Les fouilles archéologiques menées par le professeur Youssef Majidzâdeh ont permis la découverte d’une ziggourat formée de plus de quatre millions de briques de boue et datant d’environ 2200 av. J.-C. Des vestiges et de nombreux objets ont été découverts par les archéologues dans le site de Jiroft, désormais connu comme « le Paradis perdu des archéologues ».
Après les nombreuses découvertes dans la région, le professeur Majidzâdeh a présenté Jiroft comme l’un des berceaux majeurs de l’art. A la suite de cette déclaration, des chercheurs remirent cette théorie en question en raison du fait qu’aucune inscription ni structure architecturale n’avait encore été découverte dans le site. Néanmoins, peu de temps après, son équipe découvrit des inscriptions sur la ziggourat de Konar Sandal, aboutissant à relancer les réflexions sur la nature du site.

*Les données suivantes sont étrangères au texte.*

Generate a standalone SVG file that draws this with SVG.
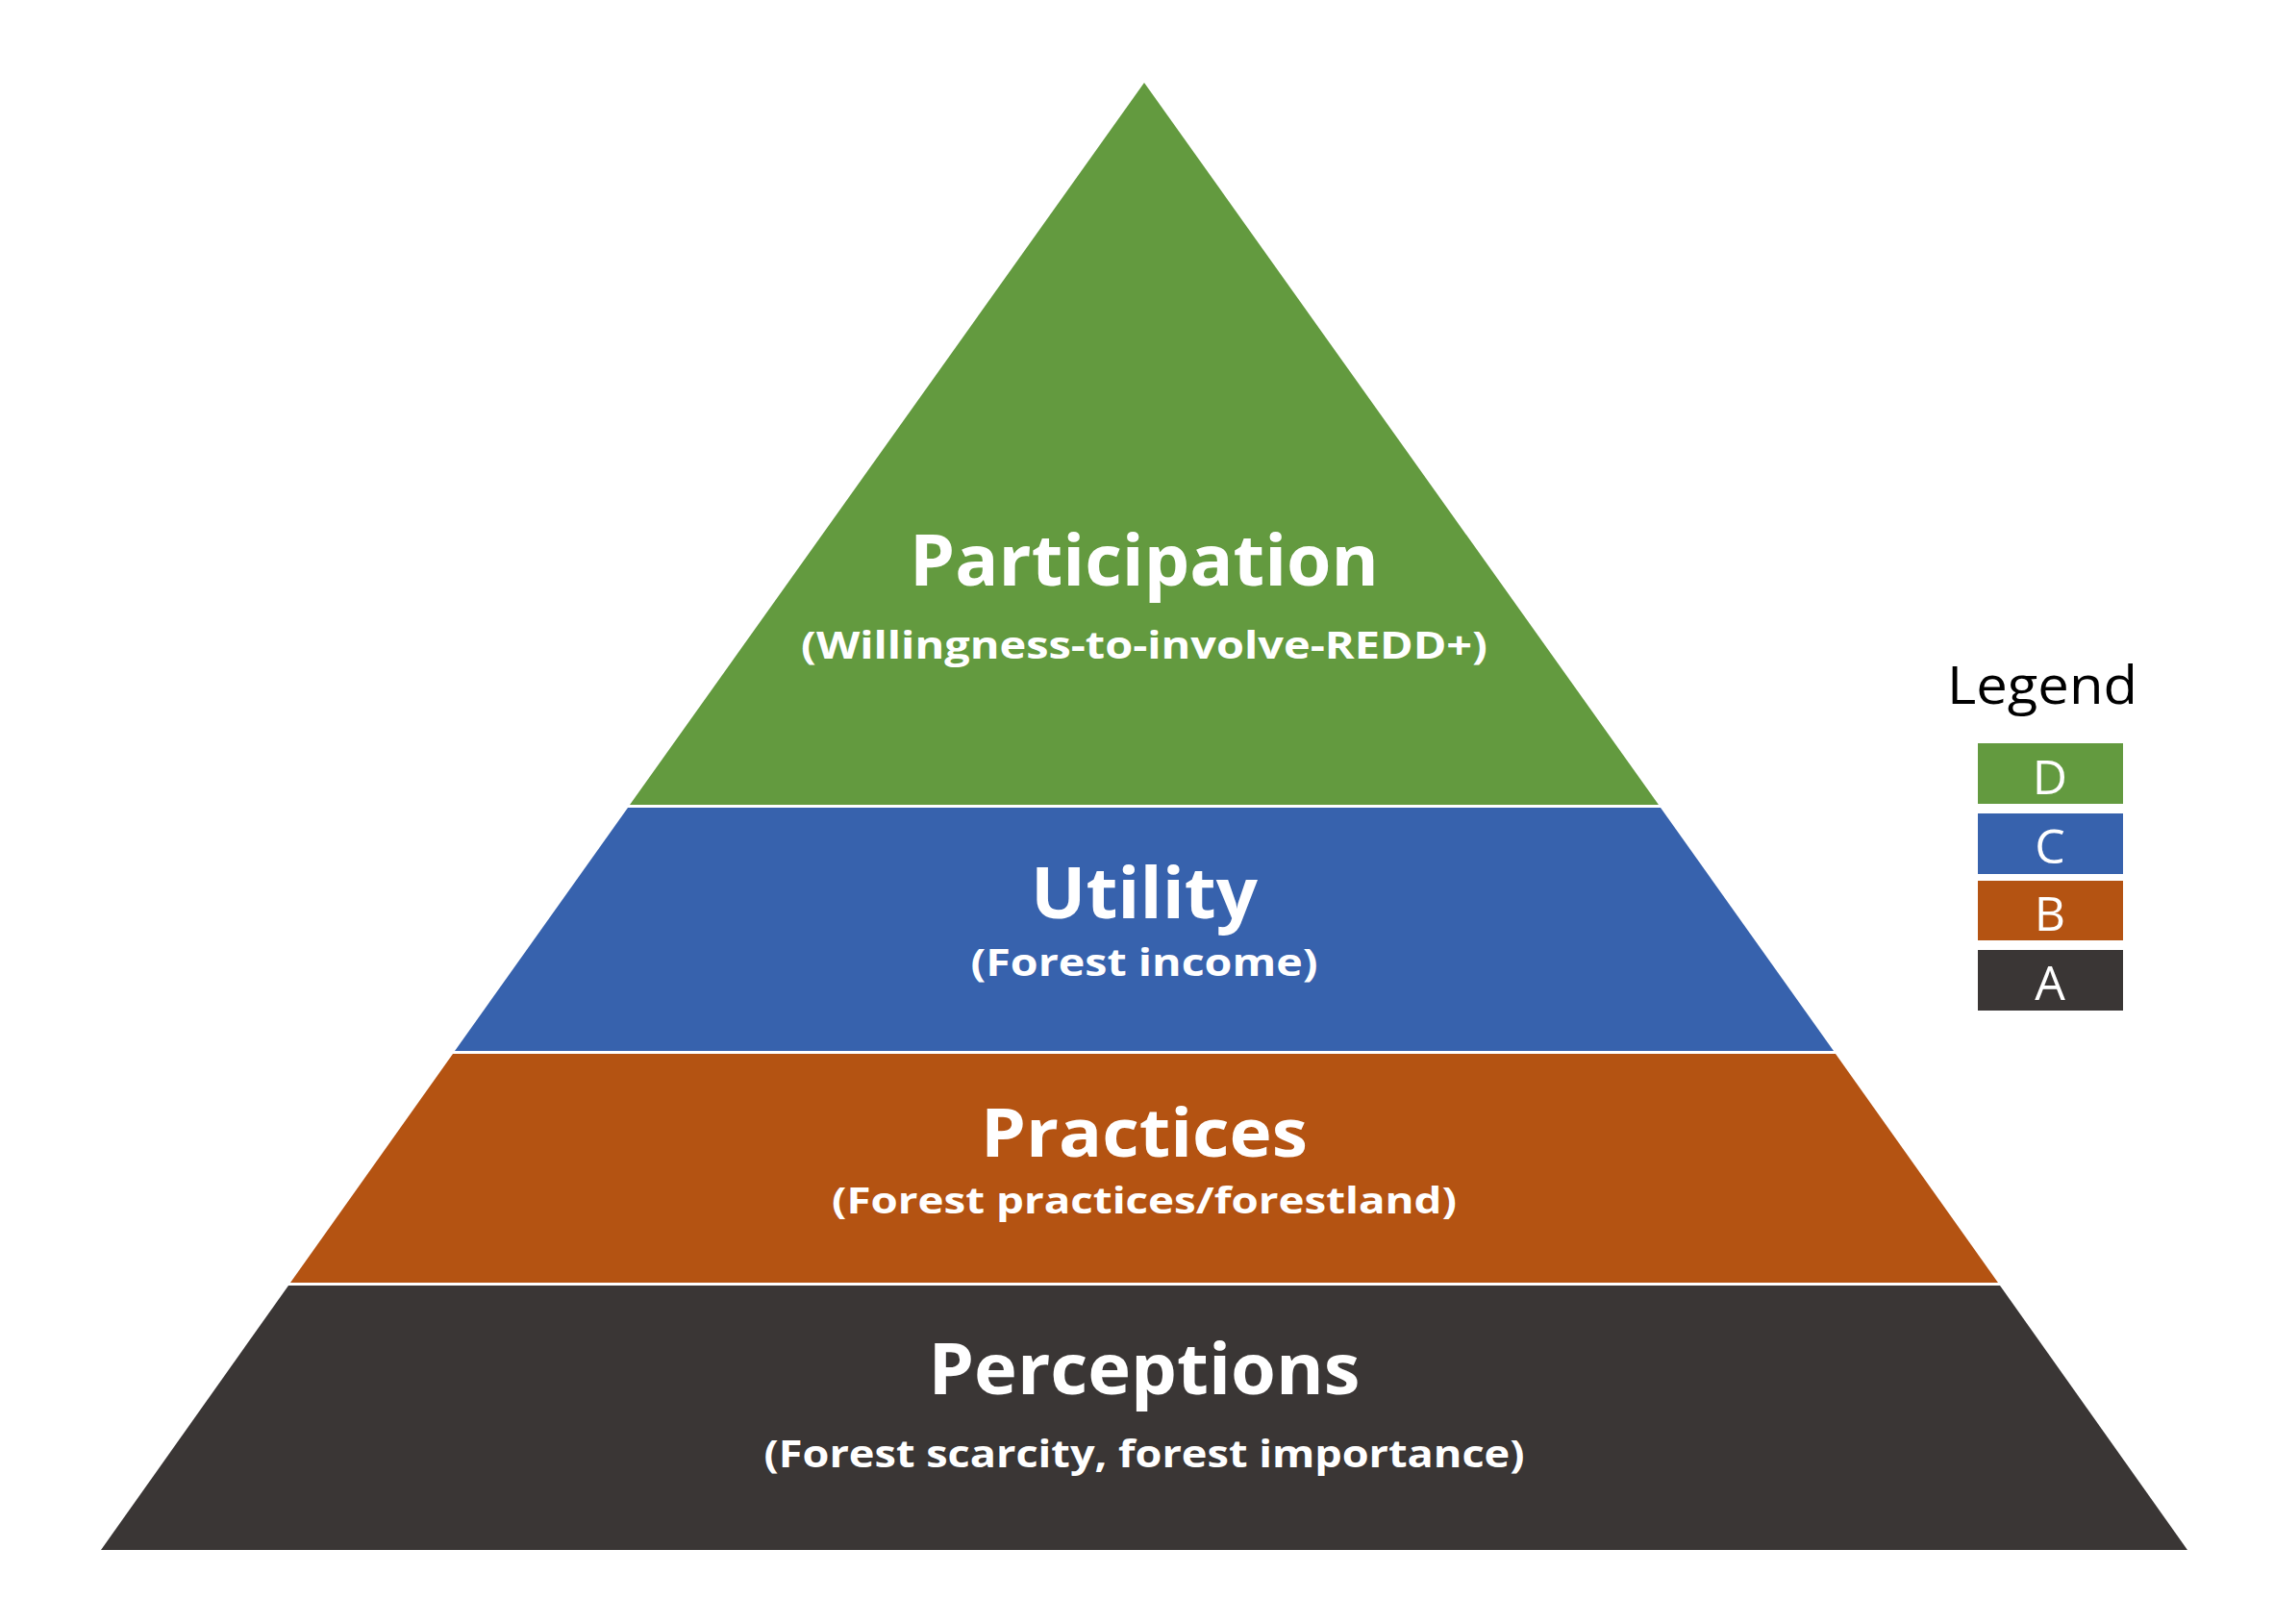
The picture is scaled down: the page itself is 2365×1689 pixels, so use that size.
<svg xmlns="http://www.w3.org/2000/svg" width="2365" height="1689" viewBox="0 0 2365 1689">
<style>
.t{font-family:"Open Sans","Liberation Sans",sans-serif;font-weight:bold;fill:#fff;text-anchor:middle}
.h{font-size:74px}
.s{font-size:40px}
.l{font-family:"Open Sans","Liberation Sans",sans-serif;fill:#fff;text-anchor:middle;font-size:50px}
</style>
<rect width="2365" height="1689" fill="#fff"/>
<g id="layerD"><polygon points="1190,86 1725,837 655,837" fill="#639A3F"/>
<text class="t h" x="1190" y="609" textLength="488" lengthAdjust="spacingAndGlyphs">Participation</text>
<text class="t s" x="1190" y="685" textLength="714" lengthAdjust="spacingAndGlyphs">(Willingness-to-involve-REDD+)</text></g>
<g id="layerC"><polygon points="653,840 1727,840 1907,1093 473,1093" fill="#3762AD"/>
<text class="t h" x="1190" y="955" textLength="236" lengthAdjust="spacingAndGlyphs">Utility</text>
<text class="t s" x="1190" y="1015" textLength="361" lengthAdjust="spacingAndGlyphs">(Forest income)</text></g>
<g id="layerB"><polygon points="471,1096 1909,1096 2078,1334 302,1334" fill="#B45312"/>
<text class="t" font-size="70" x="1190" y="1203" textLength="340" lengthAdjust="spacingAndGlyphs">Practices</text>
<text class="t" font-size="38" x="1190" y="1262" textLength="650" lengthAdjust="spacingAndGlyphs">(Forest practices/forestland)</text></g>
<g id="layerA"><polygon points="300,1337 2080,1337 2275,1612 105,1612" fill="#3A3635"/>
<text class="t h" x="1190" y="1450" textLength="449" lengthAdjust="spacingAndGlyphs">Perceptions</text>
<text class="t s" x="1190" y="1526" textLength="791" lengthAdjust="spacingAndGlyphs">(Forest scarcity, forest importance)</text></g>
<g id="legend">
<text x="2124" y="732" font-family="Open Sans,Liberation Sans,sans-serif" font-size="54" fill="#000" text-anchor="middle" textLength="198" lengthAdjust="spacingAndGlyphs">Legend</text>
<rect x="2057" y="773" width="151" height="63" fill="#639A3F"/><text class="l" x="2132" y="826">D</text>
<rect x="2057" y="846" width="151" height="63" fill="#3762AD"/><text class="l" x="2132" y="898">C</text>
<rect x="2057" y="916" width="151" height="62" fill="#B45312"/><text class="l" x="2132" y="968">B</text>
<rect x="2057" y="988" width="151" height="63" fill="#3A3635"/><text class="l" x="2132" y="1040">A</text>
</g>
<g id="connectors"/>
</svg>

Les inscriptions de Konar Sandal sont plus anciennes que l’inscription Inshushinak. Il semble donc qu’il y ait un lien entre les inscriptions découvertes, l’ancienne écriture proto-élamite (apparue environ 2900 av. J.-C. à Suse) et l’ancienne écriture élamite (utilisée environ entre 2250 et 2220 av. J.-C.).
De nombreux archéologues iraniens et étrangers considèrent les découvertes de Jiroft comme le signe de l’existence d’une civilisation aussi importante que Sumer et celle de l’ancienne Mésopotamie. Selon Majidzâdeh, Jiroft pourrait être la ville ancienne d’Aratta, décrite comme une grande civilisation dans une inscription d’argile sumérienne.
Au cours des fouilles, les archéologues ont également découvert une vaste collection de céramiques, des objets domestiques et de grandes statues. En outre, six grands cimetières, un grand centre de produits artisanaux ainsi que de nombreuses structures internes ont été mis au jour dans la zone étudiée. Les recherches se poursuivent néanmoins, et la zone semble loin d’avoir révélé l’ensemble de ses secrets.